Material provided
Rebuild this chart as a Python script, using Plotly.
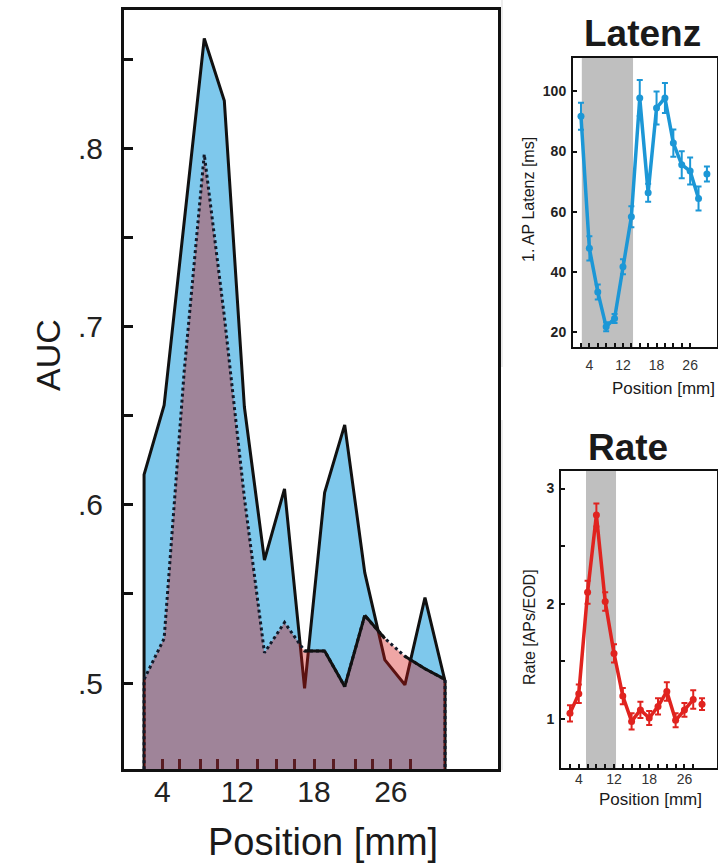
import plotly.graph_objects as go

W, H = 718, 863

# ---------------- data ----------------
POS_IDX = list(range(16))
AUC_LAT = [0.617, 0.656, 0.760, 0.862, 0.827, 0.655, 0.569, 0.609,
           0.497, 0.607, 0.645, 0.562, 0.513, 0.499, 0.548, 0.501]
AUC_RATE = [0.502, 0.525, 0.675, 0.797, 0.706, 0.604, 0.517, 0.534,
            0.518, 0.518, 0.498, 0.538, 0.525, 0.515, 0.508, 0.502]
# outline style of the rate-AUC curve per segment (True = solid, False = dotted)
RATE_SEG_SOLID = [False] * 8 + [True] * 4 + [False] + [True] * 2

MAIN_TICK_POS = [0.91, 1.79, 2.79, 3.65, 4.65, 5.66, 6.61, 7.49, 8.47, 9.42,
                 10.53, 11.37, 12.3, 13.3]
MAIN_TICK_TEXT = ['4', '', '', '', '12', '', '', '', '18', '', '', '', '26', '']
AUC_TICKS = [0.5, 0.55, 0.6, 0.65, 0.7, 0.75, 0.8, 0.85]
AUC_TICK_TEXT = ['.5', '', '.6', '', '.7', '', '.8', '']

LAT_MEAN = [91.7, 47.8, 33.3, 21.7, 24.5, 41.7, 58.3, 97.8,
            66.3, 94.5, 97.8, 82.8, 75.6, 73.5, 64.4, 72.5]
LAT_ERR = [4.5, 4.0, 2.5, 1.5, 1.5, 2.5, 3.5, 6.0,
           3.0, 5.5, 5.0, 4.5, 4.5, 4.5, 4.0, 2.5]
RATE_MEAN = [1.05, 1.22, 2.10, 2.77, 2.02, 1.57, 1.20, 0.98,
             1.08, 1.01, 1.11, 1.24, 0.99, 1.08, 1.17, 1.13]
RATE_ERR = [0.07, 0.08, 0.1, 0.1, 0.08, 0.08, 0.07, 0.07,
            0.07, 0.06, 0.07, 0.08, 0.06, 0.06, 0.08, 0.05]

LAT_TICK_POS = list(range(14))
RATE_TICK_POS = list(range(15))
SMALL_TICK_TEXT = ['', '4', '', '', '', '12', '', '', '', '18', '', '', '', '26', '']
LAT_YTICKS = [20, 40, 60, 80, 100]
RATE_YTICKS = [1, 1.5, 2, 2.5, 3]
RATE_YTICK_TEXT = ['1', '', '2', '', '3']
LAT_SHADE = [0.1, 6.2]
RATE_SHADE = [1.82, 5.23]

FONT = "Liberation Sans, Arial, Helvetica, sans-serif"
BLUE_FILL = '#7ec8ec'
RED_FILL = 'rgba(214,22,18,0.38)'
LAT_COL = '#1c97d6'
RATE_COL = '#e0231f'


def px(x):
    return x / W


def py(y):
    return 1 - y / H


fig = go.Figure()

# ---------------- main AUC panel ----------------
poly_x = [POS_IDX[0]] + POS_IDX + [POS_IDX[-1]]
fig.add_trace(go.Scatter(
    x=poly_x, y=[0] + AUC_LAT + [0], fill='toself', fillcolor=BLUE_FILL,
    mode='lines', line=dict(color='#111111', width=3), xaxis='x', yaxis='y',
    hoverinfo='skip', showlegend=False))
fig.add_trace(go.Scatter(
    x=poly_x, y=[0] + AUC_RATE + [0], fill='toself', fillcolor=RED_FILL,
    mode='lines', line=dict(color='#111a2a', width=3, dash='3px,3px'),
    xaxis='x', yaxis='y', hoverinfo='skip', showlegend=False))
sx, sy = [], []
for i, solid in enumerate(RATE_SEG_SOLID):
    if solid:
        sx += [POS_IDX[i], POS_IDX[i + 1], None]
        sy += [AUC_RATE[i], AUC_RATE[i + 1], None]
fig.add_trace(go.Scatter(
    x=sx, y=sy, mode='lines', line=dict(color='#111111', width=3),
    xaxis='x', yaxis='y', hoverinfo='skip', showlegend=False, connectgaps=False))

# ---------------- Latenz panel ----------------
fig.add_trace(go.Scatter(
    x=POS_IDX[:15], y=LAT_MEAN[:15], mode='lines',
    line=dict(color=LAT_COL, width=3.5), xaxis='x2', yaxis='y2',
    showlegend=False))
fig.add_trace(go.Scatter(
    x=POS_IDX, y=LAT_MEAN, mode='markers',
    marker=dict(color=LAT_COL, size=7),
    error_y=dict(type='data', array=LAT_ERR, color=LAT_COL, thickness=2, width=3),
    xaxis='x2', yaxis='y2', showlegend=False))

# ---------------- Rate panel ----------------
fig.add_trace(go.Scatter(
    x=POS_IDX[:15], y=RATE_MEAN[:15], mode='lines',
    line=dict(color=RATE_COL, width=3.5), xaxis='x3', yaxis='y3',
    showlegend=False))
fig.add_trace(go.Scatter(
    x=POS_IDX, y=RATE_MEAN, mode='markers',
    marker=dict(color=RATE_COL, size=7),
    error_y=dict(type='data', array=RATE_ERR, color=RATE_COL, thickness=2, width=3),
    xaxis='x3', yaxis='y3', showlegend=False))

frame = dict(showline=True, mirror=True, linecolor='#111111', showgrid=False,
             zeroline=False)

fig.update_layout(
    width=W, height=H, margin=dict(l=0, r=0, t=0, b=0),
    paper_bgcolor='white', plot_bgcolor='white',
    font=dict(family=FONT, color='#222222'),
    xaxis=dict(**frame, domain=[px(124), px(498)], range=[-1.0, 17.64],
               linewidth=3, tickmode='array', tickvals=MAIN_TICK_POS,
               ticktext=MAIN_TICK_TEXT, ticks='inside', ticklen=10,
               tickwidth=2.5, tickcolor='#5a1c22',
               tickfont=dict(size=30, color='#222222'), ticklabelstandoff=-6),
    yaxis=dict(**frame, domain=[py(769), py(10)], range=[0.4517, 0.878],
               linewidth=3, tickmode='array', tickvals=AUC_TICKS,
               ticktext=AUC_TICK_TEXT, ticks='inside', ticklen=9,
               tickwidth=2.5, tickcolor='#111111',
               tickfont=dict(size=30, color='#222222'), ticklabelstandoff=12),
    xaxis2=dict(**frame, domain=[px(573), px(717)], range=[-0.95, 16.2],
                linewidth=2, tickmode='array', tickvals=LAT_TICK_POS,
                ticktext=SMALL_TICK_TEXT[:14], ticks='inside', ticklen=4,
                tickwidth=2, tickcolor='#111111', anchor='y2',
                tickfont=dict(size=14, color='#333333'), ticklabelstandoff=4),
    yaxis2=dict(**frame, domain=[py(347), py(58)], range=[15, 111.1],
                linewidth=2, tickmode='array', tickvals=LAT_YTICKS,
                ticks='inside', ticklen=4, tickwidth=1.5, tickcolor='#111111',
                anchor='x2',
                tickfont=dict(size=14, color='#222222', weight='bold'),
                ticklabelstandoff=2),
    xaxis3=dict(**frame, domain=[px(561), px(717)], range=[-1.02, 16.7],
                linewidth=2, tickmode='array', tickvals=RATE_TICK_POS,
                ticktext=SMALL_TICK_TEXT, ticks='inside', ticklen=4,
                tickwidth=2, tickcolor='#111111', anchor='y3',
                tickfont=dict(size=14, color='#333333'), ticklabelstandoff=-3),
    yaxis3=dict(**frame, domain=[py(768), py(471)], range=[0.576, 3.152],
                linewidth=2, tickmode='array', tickvals=RATE_YTICKS,
                ticktext=RATE_YTICK_TEXT, ticks='inside', ticklen=4,
                tickwidth=1.5, tickcolor='#111111', anchor='x3',
                tickfont=dict(size=14, color='#222222', weight='bold'),
                ticklabelstandoff=2),
)

# shaded regions
fig.add_shape(type='rect', xref='x2', yref='y2 domain', x0=LAT_SHADE[0],
              x1=LAT_SHADE[1], y0=0, y1=1, fillcolor='#bfbfbf',
              line=dict(width=0), layer='below')
fig.add_shape(type='rect', xref='x3', yref='y3 domain', x0=RATE_SHADE[0],
              x1=RATE_SHADE[1], y0=0, y1=1, fillcolor='#bfbfbf',
              line=dict(width=0), layer='below')

# faint panel separators
for y0, y1 in [(0, 367), (420, 770)]:
    fig.add_shape(type='line', xref='paper', yref='paper', x0=px(502),
                  x1=px(502), y0=py(y0), y1=py(y1),
                  line=dict(color='#d9d9d9', width=1))

ann = [
    dict(text='AUC', x=48, y=355, size=34, angle=-90),
    dict(text='Position [mm]', x=323, y=842, size=38),
    dict(text='<b>Latenz</b>', x=642, y=33, size=37),
    dict(text='<b>Rate</b>', x=628, y=448, size=37),
    dict(text='1. AP Latenz [ms]', x=529, y=200, size=16, angle=-90),
    dict(text='Rate [APs/EOD]', x=529, y=627, size=16, angle=-90),
    dict(text='Position [mm]', x=663, y=388, size=17),
    dict(text='Position [mm]', x=650, y=799, size=17),
]
for a in ann:
    fig.add_annotation(text=a['text'], x=px(a['x']), y=py(a['y']),
                       xref='paper', yref='paper', showarrow=False,
                       xanchor='center', yanchor='middle',
                       textangle=a.get('angle', 0),
                       font=dict(size=a['size'], color='#1a1a1a', family=FONT))

fig.write_html("out.html")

Job
Please repeat exactly the data above from its first line to the line that contains "0.07, 0.06, 0.07, 0.08, 0.06, 0.06, 0.08, 0.05]", inclusive, and leave every picture out.

Problem solution
Rebuild this chart as a Python script, using Plotly.
import plotly.graph_objects as go

W, H = 718, 863

# ---------------- data ----------------
POS_IDX = list(range(16))
AUC_LAT = [0.617, 0.656, 0.760, 0.862, 0.827, 0.655, 0.569, 0.609,
           0.497, 0.607, 0.645, 0.562, 0.513, 0.499, 0.548, 0.501]
AUC_RATE = [0.502, 0.525, 0.675, 0.797, 0.706, 0.604, 0.517, 0.534,
            0.518, 0.518, 0.498, 0.538, 0.525, 0.515, 0.508, 0.502]
# outline style of the rate-AUC curve per segment (True = solid, False = dotted)
RATE_SEG_SOLID = [False] * 8 + [True] * 4 + [False] + [True] * 2

MAIN_TICK_POS = [0.91, 1.79, 2.79, 3.65, 4.65, 5.66, 6.61, 7.49, 8.47, 9.42,
                 10.53, 11.37, 12.3, 13.3]
MAIN_TICK_TEXT = ['4', '', '', '', '12', '', '', '', '18', '', '', '', '26', '']
AUC_TICKS = [0.5, 0.55, 0.6, 0.65, 0.7, 0.75, 0.8, 0.85]
AUC_TICK_TEXT = ['.5', '', '.6', '', '.7', '', '.8', '']

LAT_MEAN = [91.7, 47.8, 33.3, 21.7, 24.5, 41.7, 58.3, 97.8,
            66.3, 94.5, 97.8, 82.8, 75.6, 73.5, 64.4, 72.5]
LAT_ERR = [4.5, 4.0, 2.5, 1.5, 1.5, 2.5, 3.5, 6.0,
           3.0, 5.5, 5.0, 4.5, 4.5, 4.5, 4.0, 2.5]
RATE_MEAN = [1.05, 1.22, 2.10, 2.77, 2.02, 1.57, 1.20, 0.98,
             1.08, 1.01, 1.11, 1.24, 0.99, 1.08, 1.17, 1.13]
RATE_ERR = [0.07, 0.08, 0.1, 0.1, 0.08, 0.08, 0.07, 0.07,
            0.07, 0.06, 0.07, 0.08, 0.06, 0.06, 0.08, 0.05]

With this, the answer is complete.